The Paranal Observatory in Chile
VISTA Views the Sculptor Galaxy
VISTA, the Visible and Infrared Survey Telescope for Astronomy, the latest addition to ESO’s Paranal Observatory in the Chilean Atacama Desert, is the world’s largest survey telescope. After being handed over to ESO at the end of 2009 (eso0949) the telescope was used for two detailed studies of small sections of the sky before it embarked on the much larger surveys that are now in progress. One of these “mini surveys” was a detailed study of NGC 253 and its environment.

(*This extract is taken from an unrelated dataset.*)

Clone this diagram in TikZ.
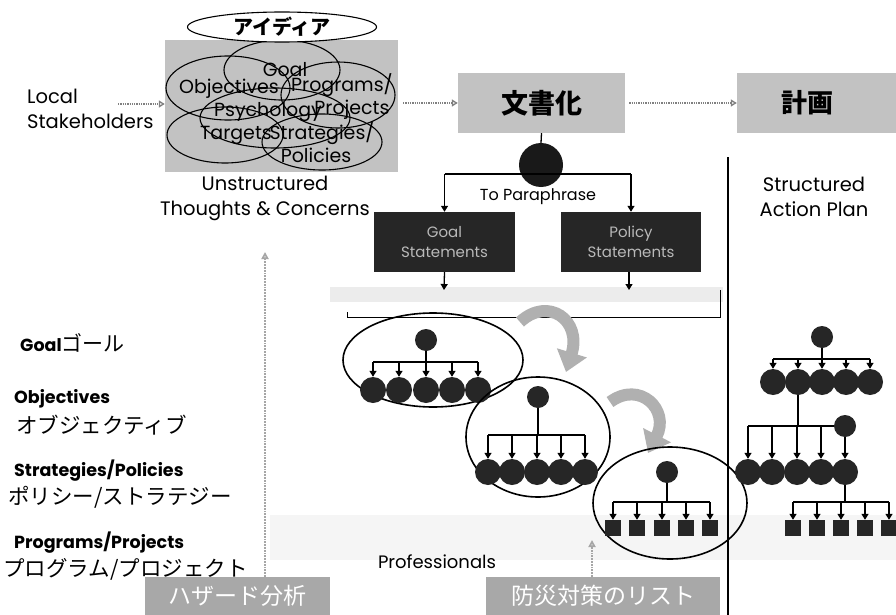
\documentclass[tikz,border=0pt]{standalone}
\usepackage{fontspec}
\setmainfont{Poppins}
\newfontfamily\cjk{Noto Sans CJK JP}
\usetikzlibrary{arrows.meta,shapes.geometric}
\tikzset{
  gbox/.style={fill=gray!48, inner sep=0pt},
  darkbox/.style={fill=black!85, text=gray!55, inner sep=0pt, align=center, font=\fontsize{15}{20}\selectfont},
  hbox/.style={fill=gray!68, text=white, inner sep=0pt, font=\cjk\fontsize{23}{25}\selectfont},
  dotarrow/.style={gray, densely dotted, line width=1.3pt, -{Triangle[open,length=6pt,width=7pt]}},
  tline/.style={line width=1.3pt, black},
  tarrow/.style={tline, -{Triangle[length=6pt,width=7pt]}},
  bigc/.style={circle, fill=black!85, minimum size=26pt, inner sep=0pt},
  rootc/.style={circle, fill=black!85, minimum size=22pt, inner sep=0pt},
  sqn/.style={rectangle, fill=black!85, minimum size=16pt, inner sep=0pt},
  lbl/.style={font=\fontsize{19.5}{25}\selectfont, align=center, inner sep=0pt},
  inl/.style={font=\fontsize{19}{20}\selectfont, inner sep=0pt},
  ell/.style={line width=1.1pt, black},
  curvy/.style={line width=12pt, gray!62, -{Triangle[length=20pt,width=30pt]}},
  grayup/.style={gray!70, line width=1.8pt, densely dotted, -{Triangle[open,length=7pt,width=7pt]}},
  bl/.style={font=\bfseries\fontsize{17.5}{19}\selectfont, anchor=west, inner sep=0pt},
  jl/.style={font=\cjk\fontsize{21.5}{23}\selectfont, anchor=west, inner sep=0pt}
}
\begin{document}
\begin{tikzpicture}[x=1pt,y=-1pt]
\useasboundingbox (0,0) rectangle (896,615);
\fill[white] (0,0) rectangle (896,615);
% faint band
\fill[gray!8] (270,515) rectangle (896,560);

% idea cluster
\node[gbox, minimum width=233pt, minimum height=132pt] (idea) at (281.5,106) {};
\draw[ell] (282,70) ellipse [x radius=58, y radius=30];
\draw[ell] (228,88) ellipse [x radius=62, y radius=32];
\draw[ell] (338,95) ellipse [x radius=57, y radius=33];
\draw[ell] (275,118) ellipse [x radius=75, y radius=30];
\draw[ell] (225,135) ellipse [x radius=58, y radius=28];
\draw[ell] (322,142) ellipse [x radius=60, y radius=28];
\node[inl] (tgoal) at (285,70) {Goal};
\node[inl] (tobj) at (229,89) {Objectives};
\node[inl] (tprog) at (342,85) {Programs/};
\node[inl] (tpsy) at (268,112) {Psychology};
\node[inl] (tproj) at (352,110) {Projects};
\node[inl] (ttar) at (236,135) {Targets};
\node[inl] (tstr) at (322,133) {Strategies/};
\node[inl] (tpol) at (316,155) {Policies};
\node[ellipse, draw, line width=1.1pt, fill=white, minimum width=189pt, minimum height=30pt, inner sep=0pt,
      font=\cjk\bfseries\fontsize{20}{22}\selectfont] (aidea) at (282,27) {アイディア};

\node[lbl, anchor=north west, align=left] (ls) at (27,89) {Local\\Stakeholders};
\node[lbl] (ut) at (265,198) {Unstructured\\Thoughts \& Concerns};

% documentation / plan
\node[gbox, minimum width=167pt, minimum height=60pt, font=\cjk\bfseries\fontsize{27}{29}\selectfont] (doc) at (541.5,103) {文書化};
\node[gbox, minimum width=165pt, minimum height=60pt] (plan) at (819.5,103) {};
\node[font=\cjk\bfseries\fontsize{26}{28}\selectfont, inner sep=0pt] (plantxt) at (807,103) {計画};

\coordinate (a1s) at (118,104);
\draw[dotarrow] (a1s) -- (idea.west |- a1s);
\coordinate (a2s) at (403,103);
\draw[dotarrow] (a2s) -- (doc.west);
\draw[dotarrow] (doc.east) ++(4,0) coordinate (a3s) -- (plan.west);

% paraphrase
\node[circle, fill=black!90, minimum size=44pt, inner sep=0pt] (sp) at (541,165) {};
\draw[tline] (doc.south) -- (sp.north);
\node[darkbox, minimum width=141pt, minimum height=60pt] (gs) at (444.5,242) {Goal\\Statements};
\node[darkbox, minimum width=140pt, minimum height=60pt] (ps) at (631,242) {Policy\\Statements};
\coordinate (spb) at (541,174);
\draw[tline] (gs.north |- spb) -- (ps.north |- spb);
\draw[tarrow] (gs.north |- spb) -- (gs.north);
\draw[tarrow] (ps.north |- spb) -- (ps.north);
\node[font=\fontsize{16}{18}\selectfont, inner sep=0pt] (para) at (538,197) {To Paraphrase};

\fill[gray!15] (330,287) rectangle (723,302);
\coordinate (gsb) at (444,290);
\coordinate (psb) at (629,290);
\draw[tarrow] (gs.south) -- (gsb);
\draw[tarrow] (ps.south -| psb) -- (psb);
\draw[line width=1pt] (347,312) -- (347,317) -- (720,317) -- (720,290);

% divider
\draw[line width=1.4pt] (728,157) -- (728,615);
\node[lbl] (sap) at (814,197) {Structured\\Action Plan};

% curved arrows
\draw[curvy] (520,322) .. controls (548,296) and (582,320) .. (566,372);
\draw[curvy] (610,402) .. controls (640,380) and (670,410) .. (648,453);

% tree 1
\draw[ell, line width=1.6pt] (433,360) ellipse [x radius=90, y radius=47];
\node[rootc] (r1) at (426,340) {};
\coordinate (b1) at (426,362);
\foreach \i/\x in {1/373,2/399,3/426,4/452,5/478} \node[bigc] (a\i) at (\x,390) {};
\draw[tline] (r1) -- (b1);
\draw[tline] (a1 |- b1) -- (a5 |- b1);
\foreach \i in {1,...,5} \draw[tarrow] (a\i |- b1) -- (a\i.north);

% tree 2
\draw[ell, line width=1.6pt] (538,437) ellipse [x radius=72, y radius=60];
\node[rootc] (r2) at (538,397) {};
\coordinate (b2) at (538,435);
\foreach \i/\x in {1/488,2/512,3/537,4/561,5/585} \node[bigc] (c\i) at (\x,472) {};
\draw[tline] (r2) -- (b2);
\draw[tline] (c1 |- b2) -- (c5 |- b2);
\foreach \i in {1,...,5} \draw[tarrow] (c\i |- b2) -- (c\i.north);

% tree 3
\draw[ell, line width=1.6pt] (670,503) ellipse [x radius=77, y radius=56];
\node[rootc] (r3) at (667,472) {};
\coordinate (b3) at (667,502);
\foreach \i/\x in {1/613,2/637,3/662,4/686,5/710} \node[sqn] (s\i) at (\x,528) {};
\draw[tline] (r3) -- (b3);
\draw[tline] (s1 |- b3) -- (s5 |- b3);
\foreach \i in {1,...,5} \draw[tarrow] (s\i |- b3) -- (s\i.north);

% structured plan tree
\node[rootc] (pr) at (822,337) {};
\coordinate (pb1) at (822,359);
\foreach \i/\x in {1/773,2/798,3/822,4/846,5/870} \node[bigc] (p\i) at (\x,382) {};
\draw[tline] (pr) -- (pb1);
\draw[tline] (p1 |- pb1) -- (p5 |- pb1);
\foreach \i in {1,...,5} \draw[tarrow] (p\i |- pb1) -- (p\i.north);
\node[rootc] (pr2) at (845,426) {};
\coordinate (pb2) at (798,426);
\foreach \i/\x in {1/748,2/772,3/797,4/821,5/845} \node[bigc] (q\i) at (\x,472) {};
\draw[tline] (p2) -- (pb2);
\draw[tline] (q1 |- pb2) -- (pr2);
\foreach \i in {1,...,4} \draw[tarrow] (q\i |- pb2) -- (q\i.north);
\draw[tarrow] (pr2) -- (q5.north);
\coordinate (pb3) at (845,502);
\foreach \i/\x in {1/793,2/817,3/841,4/865,5/889} \node[sqn] (u\i) at (\x,528) {};
\draw[tline] (q5) -- (pb3);
\draw[tline] (u1 |- pb3) -- (u5 |- pb3);
\foreach \i in {1,...,5} \draw[tarrow] (u\i |- pb3) -- (u\i.north);

% left labels
\node[bl] (lg) at (20,343) {Goal{\cjk\mdseries\fontsize{21}{22}\selectfont ゴール}};
\node[bl] (lo) at (14,399) {Objectives};
\node[jl] (loj) at (16,425) {オブジェクティブ};
\node[bl] (lsp) at (14,471) {Strategies/Policies};
\node[jl] (lspj) at (8,497) {ポリシー/ストラテジー};
\node[bl] (lpp) at (14,543) {Programs/Projects};
\node[jl] (lppj) at (3,569) {プログラム/プロジェクト};

% bottom boxes
\node[hbox, minimum width=185pt, minimum height=38pt] (haz) at (237.5,596) {ハザード分析};
\node[hbox, minimum width=234pt, minimum height=38pt] (bou) at (603,596) {防災対策のリスト};
\coordinate (vtop) at (265,252);
\draw[grayup] (haz.north -| vtop) -- (vtop);
\coordinate (btop) at (592,540);
\draw[grayup] (bou.north -| btop) -- (btop);
\node[font=\fontsize{18}{20}\selectfont, inner sep=0pt] (prof) at (437,562) {Professionals};
\end{tikzpicture}
\end{document}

As VISTA works at infrared wavelengths it can see right through most of the dust that is such a prominent feature of the Sculptor Galaxy when viewed in visible light. Huge numbers of cooler stars that are barely detectable with visible-light telescopes are now also seen. The VISTA view reveals most of what was hidden by the thick dust clouds in the central part of the disc and allows a clear view of a prominent bar of stars across the nuclear region — a feature that is not seen in visible light pictures. The majestic spiral arms now spread over the whole disc of the galaxy.

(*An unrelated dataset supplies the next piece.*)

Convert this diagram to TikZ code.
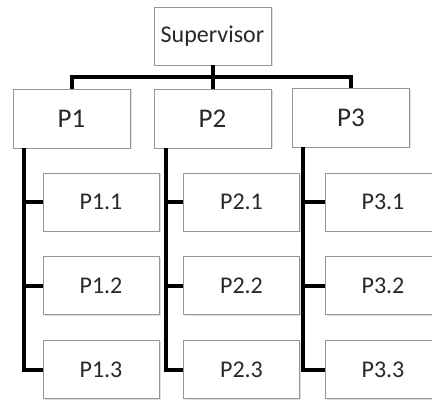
\documentclass[tikz,border=0pt]{standalone}
\usepackage{fontspec}
\setmainfont{Carlito}
\usetikzlibrary{positioning,shadows}
\definecolor{boxline}{RGB}{150,150,150}
\definecolor{boxtext}{RGB}{40,40,40}
\tikzset{%
  % Specifications for style of nodes:
        base/.style = {rectangle, draw=boxline, line width=0.8pt, fill=white,
                       minimum width=117pt, minimum height=58pt, inner sep=0pt,
                       text=boxtext, text centered,
                       drop shadow={shadow xshift=1.5pt, shadow yshift=-1.5pt,
                                    opacity=0.25}},
        boss/.style = {base, font=\fontsize{24}{28}\selectfont},
       group/.style = {base, minimum height=59pt, font=\fontsize{27}{31}\selectfont},
    subgroup/.style = {base, minimum width=116pt, font=\fontsize{24}{28}\selectfont},
        conn/.style = {line width=4pt, black},
}
\begin{document}
\begin{tikzpicture}[x=1pt, y=-1pt]
\useasboundingbox (0,0) rectangle (432,401);

\node (Sup)  [boss]     at (212.5,36)  {Supervisor};

\node (P1)   [group]    at (71.5,118.5) {P1};
\node (P2)   [group]    at (212.5,118.5) {P2};
\node (P3)   [group]    at (351,117.5)  {P3};

\node (P11)  [subgroup] at (101,202)   {P1.1};
\node (P12)  [subgroup, below=25pt of P11] {P1.2};
\node (P13)  [subgroup, below=25pt of P12] {P1.3};

\node (P21)  [subgroup] at (241.5,202) {P2.1};
\node (P22)  [subgroup, below=25pt of P21] {P2.2};
\node (P23)  [subgroup, below=25pt of P22] {P2.3};

\node (P31)  [subgroup] at (383,202)   {P3.1};
\node (P32)  [subgroup, below=25pt of P31] {P3.2};
\node (P33)  [subgroup, below=25pt of P32] {P3.3};

% top level
\coordinate (bar) at (212.5,77);
\draw[conn]  (Sup) -- (P2);
\draw[conn]  (P1.north) |- (bar) -| (P3.north);

% spines under each group
\coordinate (s1) at ([xshift=11pt]P1.south west);
\coordinate (s2) at ([xshift=12pt]P2.south west);
\coordinate (s3) at ([xshift=11pt]P3.south west);

\draw[conn]  (s1) |- (P13.west);
\draw[conn]  (s1 |- P11.west) -- (P11.west);
\draw[conn]  (s1 |- P12.west) -- (P12.west);

\draw[conn]  (s2) |- (P23.west);
\draw[conn]  (s2 |- P21.west) -- (P21.west);
\draw[conn]  (s2 |- P22.west) -- (P22.west);

\draw[conn]  (s3) |- (P33.west);
\draw[conn]  (s3 |- P31.west) -- (P31.west);
\draw[conn]  (s3 |- P32.west) -- (P32.west);
\end{tikzpicture}
\end{document}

The spectacular viewing conditions VISTA shares with ESO’s Very Large Telescope (VLT), located on the next mountain peak, also allow VISTA images to be exceptionally sharp for a ground-based telescope.

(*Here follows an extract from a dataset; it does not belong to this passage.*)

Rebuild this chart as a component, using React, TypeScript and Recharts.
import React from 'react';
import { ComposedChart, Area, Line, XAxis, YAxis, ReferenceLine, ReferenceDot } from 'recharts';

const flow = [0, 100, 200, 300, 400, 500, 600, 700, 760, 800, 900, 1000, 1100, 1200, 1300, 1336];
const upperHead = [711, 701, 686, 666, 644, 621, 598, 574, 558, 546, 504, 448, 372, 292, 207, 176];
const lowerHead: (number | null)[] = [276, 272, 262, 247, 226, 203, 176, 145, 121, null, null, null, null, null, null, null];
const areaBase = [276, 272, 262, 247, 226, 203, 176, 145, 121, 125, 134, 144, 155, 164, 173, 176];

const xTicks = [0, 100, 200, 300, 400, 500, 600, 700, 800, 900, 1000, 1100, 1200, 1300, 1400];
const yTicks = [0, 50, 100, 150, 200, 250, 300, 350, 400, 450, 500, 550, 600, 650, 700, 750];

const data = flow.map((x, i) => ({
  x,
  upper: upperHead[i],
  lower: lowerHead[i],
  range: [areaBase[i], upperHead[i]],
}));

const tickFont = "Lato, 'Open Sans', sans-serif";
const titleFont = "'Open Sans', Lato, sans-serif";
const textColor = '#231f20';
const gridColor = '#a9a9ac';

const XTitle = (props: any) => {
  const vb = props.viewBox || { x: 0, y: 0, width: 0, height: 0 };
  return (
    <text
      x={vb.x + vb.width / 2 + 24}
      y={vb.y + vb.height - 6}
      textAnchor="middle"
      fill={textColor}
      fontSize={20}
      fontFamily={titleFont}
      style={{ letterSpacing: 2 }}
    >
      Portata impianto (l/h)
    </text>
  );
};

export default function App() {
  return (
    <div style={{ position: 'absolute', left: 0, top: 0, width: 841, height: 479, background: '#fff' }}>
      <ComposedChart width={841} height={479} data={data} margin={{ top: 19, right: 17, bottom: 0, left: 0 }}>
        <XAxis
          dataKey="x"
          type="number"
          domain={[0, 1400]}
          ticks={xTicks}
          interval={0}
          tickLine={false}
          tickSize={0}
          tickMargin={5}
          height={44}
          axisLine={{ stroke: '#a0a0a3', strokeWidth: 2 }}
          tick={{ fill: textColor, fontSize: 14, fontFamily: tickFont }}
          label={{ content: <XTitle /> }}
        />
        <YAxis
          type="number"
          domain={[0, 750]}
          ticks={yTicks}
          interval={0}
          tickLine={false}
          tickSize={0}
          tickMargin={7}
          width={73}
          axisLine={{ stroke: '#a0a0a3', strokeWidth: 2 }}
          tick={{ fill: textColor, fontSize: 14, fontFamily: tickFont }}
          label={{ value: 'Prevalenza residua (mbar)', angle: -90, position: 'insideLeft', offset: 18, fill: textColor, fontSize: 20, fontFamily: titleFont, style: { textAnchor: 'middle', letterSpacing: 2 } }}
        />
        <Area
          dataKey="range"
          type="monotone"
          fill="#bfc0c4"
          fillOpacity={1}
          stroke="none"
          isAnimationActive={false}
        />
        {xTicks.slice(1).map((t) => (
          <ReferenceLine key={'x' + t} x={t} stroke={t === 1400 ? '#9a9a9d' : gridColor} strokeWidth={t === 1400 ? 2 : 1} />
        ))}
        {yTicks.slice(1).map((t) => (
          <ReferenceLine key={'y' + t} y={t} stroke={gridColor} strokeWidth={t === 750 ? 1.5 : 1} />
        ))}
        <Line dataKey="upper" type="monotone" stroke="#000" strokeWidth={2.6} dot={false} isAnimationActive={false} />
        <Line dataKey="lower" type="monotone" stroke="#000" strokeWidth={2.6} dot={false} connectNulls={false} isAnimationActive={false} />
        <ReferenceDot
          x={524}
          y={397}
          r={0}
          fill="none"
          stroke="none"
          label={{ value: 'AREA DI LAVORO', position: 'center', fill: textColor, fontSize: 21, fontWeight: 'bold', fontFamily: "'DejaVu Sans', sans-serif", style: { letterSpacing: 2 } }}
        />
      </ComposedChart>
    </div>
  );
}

With this powerful instrument at their command astronomers wanted to peel away some of the mysteries of the Sculptor Galaxy. They are studying the myriad of cool red giant stars in the halo that surrounds the galaxy, measuring the composition of some of NGC 253’s small dwarf satellite galaxies, and searching for as yet undiscovered new objects such as globular clusters and ultra-compact dwarf galaxies that would otherwise be invisible without the deep VISTA infrared images. Using the unique VISTA data they plan to map how the galaxy formed and has evolved.